Translogic Tech. v. Dudas (on petition for certiorari 2008)
In 2007, Professor John Duffy wrote a Patently-O Patent Law Journal article challenging the constitutionality of the current system for appointing administrative patent judges. The Patent Act requires the Director of the PTO to appoint BPAI judges. 35 U.S.C. §6. However, under Article II of the constitution, appointment of “inferior officers” such as these may only be delegated as far as a “Head of Department.” In this case, the head of department would be the Secretary of Commerce – not the PTO Director.
Now, Translogic has repackaged Professor Duffy’s article in its petition for certiorari to the Supreme Court — arguing that the BPAI’s rejection of the Translogic patent during reexamination should be vacated because one of the APJs was unconstitutionally appointed. (Based on the BPAI decision, the CAFC Set aside an $80 million jury verdict against Hitachi).
The question presented:
Under the Appointments Clause of the Constitution, art. II, § 2, cl. 2, Congress may vest the appointment of inferior officers in the President, in the Courts of Law, or in the Heads of Departments. In this case, one of the three members of a panel of the Board of Patent Appeals and Interferences (“Board”) of the United States Patent and Trademark Office (“PTO”) that ruled on the claims of Petitioner’s patent was appointed by the Director of the PTO, who is not the Head of a Department.

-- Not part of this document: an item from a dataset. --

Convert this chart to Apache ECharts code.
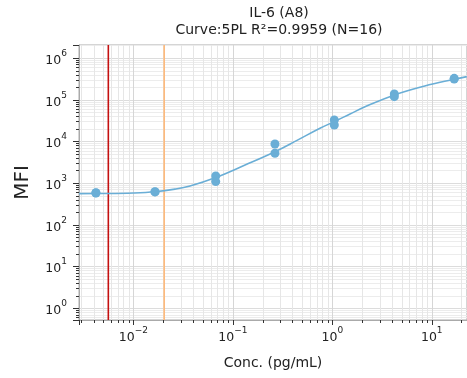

The Questions Presented are:
- Whether one of the members of the panel of the Board was appointed in violation of the Appointments Clause; and
- If so, whether there must be a vacatur of the Board’s decision.
Translogic’s brief is clean and could be an easy grant. It raises questions that the Supreme Court is designed to answer: how the Constitution limits federal law. The only knock is that this issue was not raised at the BPAI or the CAFC (until a rehearing request) – primarily because Professor Duffy’s article was not yet published.